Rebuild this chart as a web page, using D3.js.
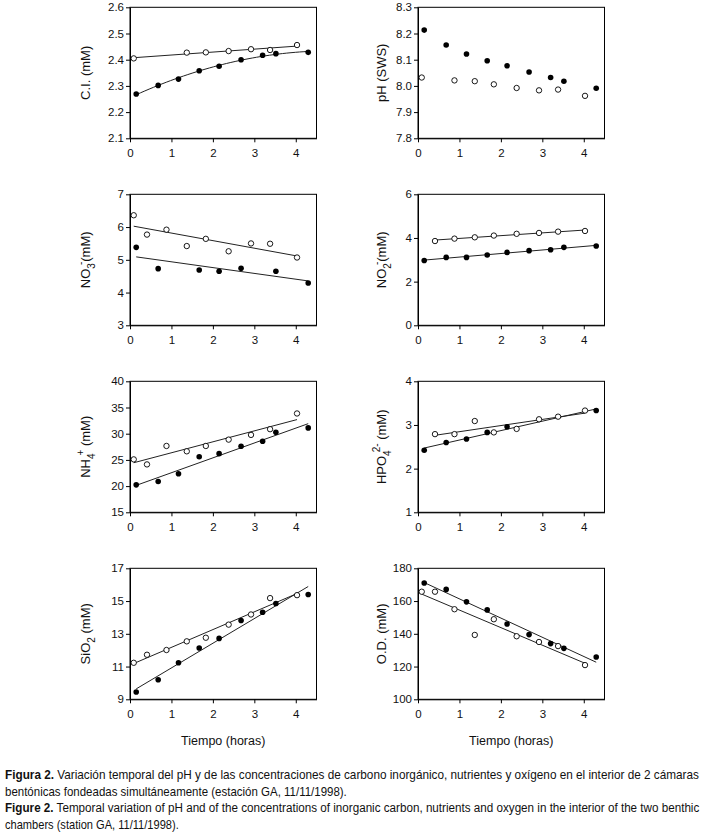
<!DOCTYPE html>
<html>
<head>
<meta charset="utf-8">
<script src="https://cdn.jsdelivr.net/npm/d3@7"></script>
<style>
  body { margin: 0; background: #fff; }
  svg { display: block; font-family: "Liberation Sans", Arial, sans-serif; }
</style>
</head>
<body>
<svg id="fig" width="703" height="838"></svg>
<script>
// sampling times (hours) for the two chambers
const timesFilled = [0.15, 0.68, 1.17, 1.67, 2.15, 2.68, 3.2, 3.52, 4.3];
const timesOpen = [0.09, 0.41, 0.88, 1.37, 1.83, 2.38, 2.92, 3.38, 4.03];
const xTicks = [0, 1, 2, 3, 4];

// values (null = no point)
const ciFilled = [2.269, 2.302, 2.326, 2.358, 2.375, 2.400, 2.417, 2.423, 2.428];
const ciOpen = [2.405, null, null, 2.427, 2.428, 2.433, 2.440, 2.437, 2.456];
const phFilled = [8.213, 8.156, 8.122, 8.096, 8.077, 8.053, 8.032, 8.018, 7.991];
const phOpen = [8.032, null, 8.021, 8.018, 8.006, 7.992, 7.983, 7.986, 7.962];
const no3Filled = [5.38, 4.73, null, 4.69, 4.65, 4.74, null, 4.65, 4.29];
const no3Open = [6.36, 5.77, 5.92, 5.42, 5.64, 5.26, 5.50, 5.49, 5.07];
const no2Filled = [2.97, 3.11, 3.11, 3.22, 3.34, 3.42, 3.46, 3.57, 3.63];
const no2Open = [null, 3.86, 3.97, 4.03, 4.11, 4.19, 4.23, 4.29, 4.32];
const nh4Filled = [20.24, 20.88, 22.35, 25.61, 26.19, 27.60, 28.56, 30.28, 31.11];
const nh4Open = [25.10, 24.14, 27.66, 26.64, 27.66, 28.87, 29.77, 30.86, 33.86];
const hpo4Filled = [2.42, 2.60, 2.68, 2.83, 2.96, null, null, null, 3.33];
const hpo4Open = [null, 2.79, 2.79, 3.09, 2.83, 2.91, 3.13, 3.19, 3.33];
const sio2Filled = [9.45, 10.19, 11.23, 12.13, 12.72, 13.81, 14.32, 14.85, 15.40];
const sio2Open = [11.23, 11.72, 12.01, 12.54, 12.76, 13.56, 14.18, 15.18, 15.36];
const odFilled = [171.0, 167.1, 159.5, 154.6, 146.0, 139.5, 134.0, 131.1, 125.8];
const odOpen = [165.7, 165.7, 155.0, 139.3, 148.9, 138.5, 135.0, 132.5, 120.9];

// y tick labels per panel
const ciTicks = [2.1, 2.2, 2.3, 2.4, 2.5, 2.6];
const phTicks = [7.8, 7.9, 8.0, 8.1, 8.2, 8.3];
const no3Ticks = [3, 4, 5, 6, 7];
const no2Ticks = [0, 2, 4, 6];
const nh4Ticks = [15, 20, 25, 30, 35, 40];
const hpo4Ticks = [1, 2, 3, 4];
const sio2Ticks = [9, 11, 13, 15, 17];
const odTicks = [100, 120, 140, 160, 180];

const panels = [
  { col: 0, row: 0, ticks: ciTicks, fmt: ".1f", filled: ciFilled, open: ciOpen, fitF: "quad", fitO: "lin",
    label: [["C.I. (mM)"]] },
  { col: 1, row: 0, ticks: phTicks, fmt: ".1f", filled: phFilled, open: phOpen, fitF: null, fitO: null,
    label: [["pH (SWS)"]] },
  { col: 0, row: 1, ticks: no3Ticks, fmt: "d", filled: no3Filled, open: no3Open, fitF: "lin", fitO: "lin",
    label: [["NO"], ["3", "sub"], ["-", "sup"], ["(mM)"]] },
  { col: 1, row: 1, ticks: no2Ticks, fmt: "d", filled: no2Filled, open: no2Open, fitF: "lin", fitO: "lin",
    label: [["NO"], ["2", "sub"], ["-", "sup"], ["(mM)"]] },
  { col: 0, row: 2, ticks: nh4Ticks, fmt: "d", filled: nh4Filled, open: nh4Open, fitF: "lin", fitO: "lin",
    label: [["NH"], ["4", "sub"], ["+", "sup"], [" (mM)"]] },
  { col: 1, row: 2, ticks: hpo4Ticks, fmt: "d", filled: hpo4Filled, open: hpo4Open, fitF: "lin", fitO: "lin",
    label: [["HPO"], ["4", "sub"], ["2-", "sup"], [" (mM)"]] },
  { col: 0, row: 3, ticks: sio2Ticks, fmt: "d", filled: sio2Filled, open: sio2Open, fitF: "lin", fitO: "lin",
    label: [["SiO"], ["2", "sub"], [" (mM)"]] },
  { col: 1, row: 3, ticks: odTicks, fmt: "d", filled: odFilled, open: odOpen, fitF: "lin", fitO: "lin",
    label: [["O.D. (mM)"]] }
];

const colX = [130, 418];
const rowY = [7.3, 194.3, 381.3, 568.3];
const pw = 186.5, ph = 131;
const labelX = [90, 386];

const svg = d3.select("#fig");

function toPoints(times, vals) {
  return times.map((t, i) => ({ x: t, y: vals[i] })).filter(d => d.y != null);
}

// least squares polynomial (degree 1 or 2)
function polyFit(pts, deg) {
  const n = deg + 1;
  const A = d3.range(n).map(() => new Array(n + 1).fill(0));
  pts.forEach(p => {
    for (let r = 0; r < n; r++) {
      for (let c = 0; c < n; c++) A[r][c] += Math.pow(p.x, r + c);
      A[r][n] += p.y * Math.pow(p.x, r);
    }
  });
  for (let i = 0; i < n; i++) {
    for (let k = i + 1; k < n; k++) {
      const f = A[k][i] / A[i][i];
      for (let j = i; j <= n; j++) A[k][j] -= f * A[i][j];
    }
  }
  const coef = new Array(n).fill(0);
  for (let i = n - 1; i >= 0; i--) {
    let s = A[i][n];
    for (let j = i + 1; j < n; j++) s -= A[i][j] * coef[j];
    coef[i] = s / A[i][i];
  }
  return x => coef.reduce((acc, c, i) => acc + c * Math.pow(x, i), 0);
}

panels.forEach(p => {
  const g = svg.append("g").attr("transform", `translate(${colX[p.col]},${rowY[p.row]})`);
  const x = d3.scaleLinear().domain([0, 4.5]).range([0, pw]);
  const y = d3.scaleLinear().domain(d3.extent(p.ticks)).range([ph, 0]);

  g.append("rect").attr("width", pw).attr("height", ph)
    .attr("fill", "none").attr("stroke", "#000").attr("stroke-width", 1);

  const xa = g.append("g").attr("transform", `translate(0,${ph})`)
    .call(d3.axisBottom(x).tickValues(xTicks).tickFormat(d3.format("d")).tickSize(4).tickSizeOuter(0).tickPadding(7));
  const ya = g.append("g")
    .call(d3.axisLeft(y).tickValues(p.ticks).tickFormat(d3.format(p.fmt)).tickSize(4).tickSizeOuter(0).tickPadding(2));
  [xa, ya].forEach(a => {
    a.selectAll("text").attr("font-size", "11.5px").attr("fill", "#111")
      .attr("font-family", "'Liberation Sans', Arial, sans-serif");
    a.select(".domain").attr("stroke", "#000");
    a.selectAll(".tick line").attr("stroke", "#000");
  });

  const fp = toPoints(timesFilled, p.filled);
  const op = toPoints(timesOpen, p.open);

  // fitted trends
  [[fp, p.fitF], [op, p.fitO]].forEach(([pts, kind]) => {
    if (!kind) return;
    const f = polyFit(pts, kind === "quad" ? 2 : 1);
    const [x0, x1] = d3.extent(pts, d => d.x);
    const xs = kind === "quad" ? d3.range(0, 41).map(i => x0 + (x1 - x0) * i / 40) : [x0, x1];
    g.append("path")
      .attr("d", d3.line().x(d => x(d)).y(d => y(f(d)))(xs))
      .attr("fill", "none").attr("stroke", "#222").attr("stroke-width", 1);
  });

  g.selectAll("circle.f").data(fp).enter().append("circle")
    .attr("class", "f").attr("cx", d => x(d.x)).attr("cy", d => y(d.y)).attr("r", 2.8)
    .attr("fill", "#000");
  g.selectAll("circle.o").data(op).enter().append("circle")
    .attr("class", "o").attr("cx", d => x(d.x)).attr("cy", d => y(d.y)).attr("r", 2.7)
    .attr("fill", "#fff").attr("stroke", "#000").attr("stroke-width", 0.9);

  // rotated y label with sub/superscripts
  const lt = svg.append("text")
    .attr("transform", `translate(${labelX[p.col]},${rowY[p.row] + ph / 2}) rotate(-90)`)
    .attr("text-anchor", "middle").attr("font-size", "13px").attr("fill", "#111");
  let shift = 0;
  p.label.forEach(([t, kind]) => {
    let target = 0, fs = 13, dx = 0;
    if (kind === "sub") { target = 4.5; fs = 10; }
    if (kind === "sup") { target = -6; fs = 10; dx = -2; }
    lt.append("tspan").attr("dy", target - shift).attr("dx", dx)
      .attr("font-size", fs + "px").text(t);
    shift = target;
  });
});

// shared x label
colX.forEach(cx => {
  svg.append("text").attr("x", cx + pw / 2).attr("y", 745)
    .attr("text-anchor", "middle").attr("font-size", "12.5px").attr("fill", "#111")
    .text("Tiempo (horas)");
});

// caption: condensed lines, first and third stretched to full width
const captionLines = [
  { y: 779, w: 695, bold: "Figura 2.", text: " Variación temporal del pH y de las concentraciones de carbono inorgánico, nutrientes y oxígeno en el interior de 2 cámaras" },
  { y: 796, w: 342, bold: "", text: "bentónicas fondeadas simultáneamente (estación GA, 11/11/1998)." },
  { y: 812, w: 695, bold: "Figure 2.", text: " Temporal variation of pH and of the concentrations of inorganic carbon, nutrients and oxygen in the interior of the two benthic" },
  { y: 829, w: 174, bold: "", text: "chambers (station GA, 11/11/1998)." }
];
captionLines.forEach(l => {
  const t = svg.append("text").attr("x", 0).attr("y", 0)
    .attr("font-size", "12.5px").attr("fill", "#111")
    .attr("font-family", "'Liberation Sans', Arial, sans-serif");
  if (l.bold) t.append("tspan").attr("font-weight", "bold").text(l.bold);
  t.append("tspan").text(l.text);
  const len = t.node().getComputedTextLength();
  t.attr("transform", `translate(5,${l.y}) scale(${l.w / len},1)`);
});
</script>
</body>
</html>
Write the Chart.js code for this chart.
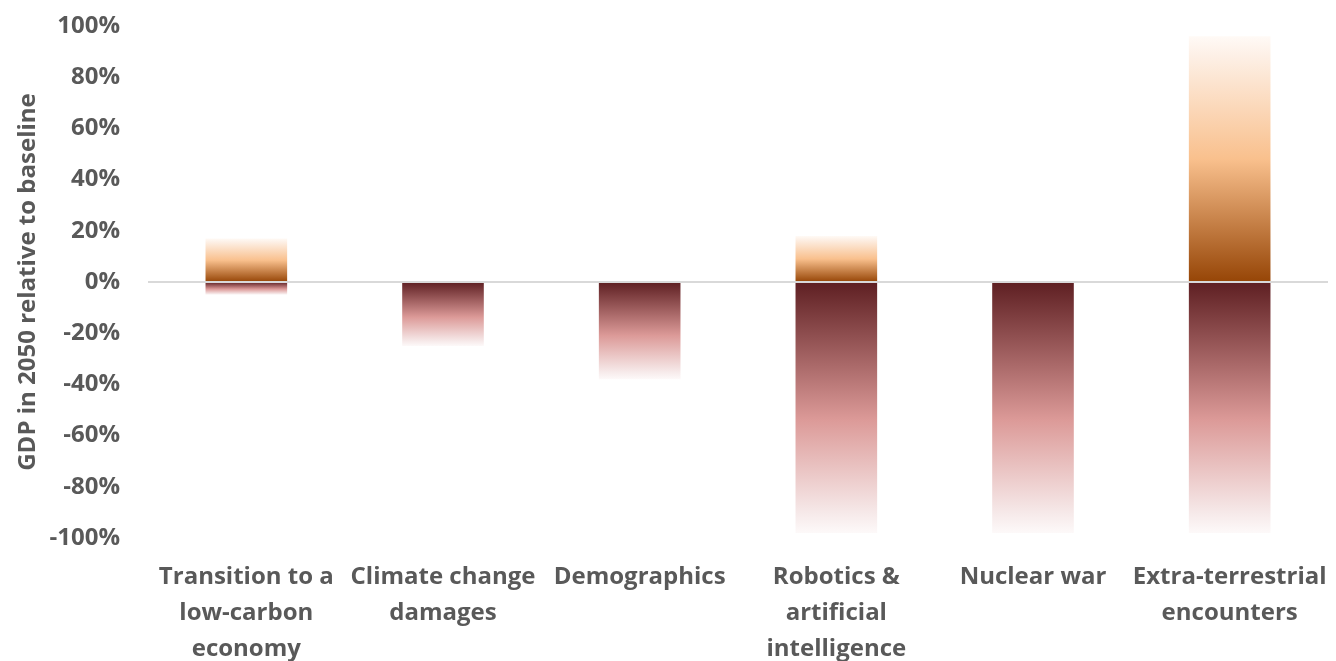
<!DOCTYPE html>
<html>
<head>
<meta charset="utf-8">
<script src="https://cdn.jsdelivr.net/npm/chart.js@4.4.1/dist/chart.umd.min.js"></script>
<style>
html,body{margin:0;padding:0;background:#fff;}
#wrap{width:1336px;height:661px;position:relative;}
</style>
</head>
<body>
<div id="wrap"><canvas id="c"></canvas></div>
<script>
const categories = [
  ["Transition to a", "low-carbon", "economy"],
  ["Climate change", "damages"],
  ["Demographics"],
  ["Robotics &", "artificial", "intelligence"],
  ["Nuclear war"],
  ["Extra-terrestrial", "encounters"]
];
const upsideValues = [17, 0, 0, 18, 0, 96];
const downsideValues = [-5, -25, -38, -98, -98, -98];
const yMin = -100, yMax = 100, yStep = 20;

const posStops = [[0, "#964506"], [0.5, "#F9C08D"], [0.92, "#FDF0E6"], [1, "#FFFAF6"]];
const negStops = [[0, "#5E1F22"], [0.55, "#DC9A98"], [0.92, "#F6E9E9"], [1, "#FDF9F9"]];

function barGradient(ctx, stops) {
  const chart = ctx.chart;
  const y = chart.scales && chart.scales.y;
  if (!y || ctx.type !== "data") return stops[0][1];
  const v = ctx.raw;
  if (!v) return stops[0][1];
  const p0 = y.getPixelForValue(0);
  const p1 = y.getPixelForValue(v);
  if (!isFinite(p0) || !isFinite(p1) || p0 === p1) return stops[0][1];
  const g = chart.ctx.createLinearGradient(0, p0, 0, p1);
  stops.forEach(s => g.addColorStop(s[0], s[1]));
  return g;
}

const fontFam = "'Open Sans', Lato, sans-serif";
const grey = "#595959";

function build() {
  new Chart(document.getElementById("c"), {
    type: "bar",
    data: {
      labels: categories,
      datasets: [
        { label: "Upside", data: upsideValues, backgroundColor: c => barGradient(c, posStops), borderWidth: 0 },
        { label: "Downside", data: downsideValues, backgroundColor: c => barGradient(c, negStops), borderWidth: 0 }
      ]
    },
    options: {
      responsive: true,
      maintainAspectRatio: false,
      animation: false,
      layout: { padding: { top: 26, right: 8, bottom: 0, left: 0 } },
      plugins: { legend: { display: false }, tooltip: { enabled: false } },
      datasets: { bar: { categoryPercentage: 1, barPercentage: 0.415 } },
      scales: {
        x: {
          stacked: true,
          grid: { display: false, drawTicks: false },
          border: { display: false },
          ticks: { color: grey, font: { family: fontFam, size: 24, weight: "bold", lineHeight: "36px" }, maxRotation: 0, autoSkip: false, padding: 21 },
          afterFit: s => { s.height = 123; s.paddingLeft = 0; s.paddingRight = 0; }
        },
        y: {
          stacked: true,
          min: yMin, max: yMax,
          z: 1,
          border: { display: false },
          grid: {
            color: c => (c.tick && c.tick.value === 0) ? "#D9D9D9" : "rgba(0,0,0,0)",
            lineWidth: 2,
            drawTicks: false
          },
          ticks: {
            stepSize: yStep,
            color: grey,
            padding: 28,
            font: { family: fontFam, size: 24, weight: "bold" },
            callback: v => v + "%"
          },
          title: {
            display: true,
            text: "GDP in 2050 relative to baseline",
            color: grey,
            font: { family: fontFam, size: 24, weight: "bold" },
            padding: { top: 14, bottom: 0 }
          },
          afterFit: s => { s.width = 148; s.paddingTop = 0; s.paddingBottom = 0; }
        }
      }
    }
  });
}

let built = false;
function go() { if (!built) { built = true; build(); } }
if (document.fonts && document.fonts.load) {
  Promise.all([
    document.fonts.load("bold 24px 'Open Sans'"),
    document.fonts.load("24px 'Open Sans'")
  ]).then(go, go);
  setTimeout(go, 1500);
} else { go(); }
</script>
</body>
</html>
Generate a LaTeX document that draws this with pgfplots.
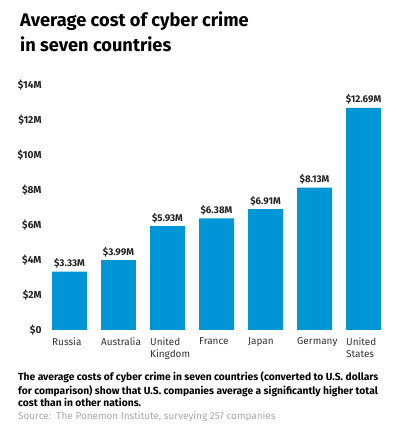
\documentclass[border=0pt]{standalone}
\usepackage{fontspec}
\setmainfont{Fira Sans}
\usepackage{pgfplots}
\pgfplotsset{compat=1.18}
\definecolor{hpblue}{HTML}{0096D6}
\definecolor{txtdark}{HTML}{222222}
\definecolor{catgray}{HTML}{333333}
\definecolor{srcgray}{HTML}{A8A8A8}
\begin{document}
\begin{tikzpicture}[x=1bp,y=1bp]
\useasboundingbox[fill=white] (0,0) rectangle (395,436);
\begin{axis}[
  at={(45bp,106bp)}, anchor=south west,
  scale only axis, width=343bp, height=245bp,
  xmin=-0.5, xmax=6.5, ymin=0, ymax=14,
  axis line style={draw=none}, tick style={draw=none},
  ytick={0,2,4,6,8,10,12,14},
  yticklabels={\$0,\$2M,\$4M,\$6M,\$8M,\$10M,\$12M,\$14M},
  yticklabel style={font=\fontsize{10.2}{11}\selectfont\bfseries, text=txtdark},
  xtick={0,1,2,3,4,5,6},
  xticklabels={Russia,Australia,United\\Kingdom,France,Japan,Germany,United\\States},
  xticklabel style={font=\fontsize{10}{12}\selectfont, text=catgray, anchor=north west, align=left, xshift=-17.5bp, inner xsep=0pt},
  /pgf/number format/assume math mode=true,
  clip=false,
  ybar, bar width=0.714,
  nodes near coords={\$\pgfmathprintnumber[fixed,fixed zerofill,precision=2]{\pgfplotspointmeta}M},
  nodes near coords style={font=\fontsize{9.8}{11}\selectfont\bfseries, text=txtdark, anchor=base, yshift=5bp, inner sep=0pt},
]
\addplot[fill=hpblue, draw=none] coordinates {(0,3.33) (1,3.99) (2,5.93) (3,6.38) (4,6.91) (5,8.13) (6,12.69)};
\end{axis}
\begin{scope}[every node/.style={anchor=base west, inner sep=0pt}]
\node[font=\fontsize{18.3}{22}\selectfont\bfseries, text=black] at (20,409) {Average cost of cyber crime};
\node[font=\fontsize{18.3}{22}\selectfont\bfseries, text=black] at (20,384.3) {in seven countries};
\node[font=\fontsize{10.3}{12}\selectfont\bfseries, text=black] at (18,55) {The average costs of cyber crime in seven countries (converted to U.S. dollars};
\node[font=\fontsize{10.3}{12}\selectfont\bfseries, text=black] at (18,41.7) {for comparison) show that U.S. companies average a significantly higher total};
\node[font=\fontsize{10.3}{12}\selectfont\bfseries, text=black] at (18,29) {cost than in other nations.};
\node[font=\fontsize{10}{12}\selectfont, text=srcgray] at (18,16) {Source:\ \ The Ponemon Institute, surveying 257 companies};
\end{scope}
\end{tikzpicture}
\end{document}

┄┄┄┄┄┄┄┄┄┄┄┄┄┄┄┄┄┄┄┄

== Problem to solve ==
Reproduce only the lines from the beginning of the data through the line that contains "const xTicks = [0, 1, 2, 3, 4];", both included, and please drop the pictures.

== Task response ==
Rebuild this chart as a web page, using D3.js.
<!DOCTYPE html>
<html>
<head>
<meta charset="utf-8">
<script src="https://cdn.jsdelivr.net/npm/d3@7"></script>
<style>
  body { margin: 0; background: #fff; }
  svg { display: block; font-family: "Liberation Sans", Arial, sans-serif; }
</style>
</head>
<body>
<svg id="fig" width="703" height="838"></svg>
<script>
// sampling times (hours) for the two chambers
const timesFilled = [0.15, 0.68, 1.17, 1.67, 2.15, 2.68, 3.2, 3.52, 4.3];
const timesOpen = [0.09, 0.41, 0.88, 1.37, 1.83, 2.38, 2.92, 3.38, 4.03];
const xTicks = [0, 1, 2, 3, 4];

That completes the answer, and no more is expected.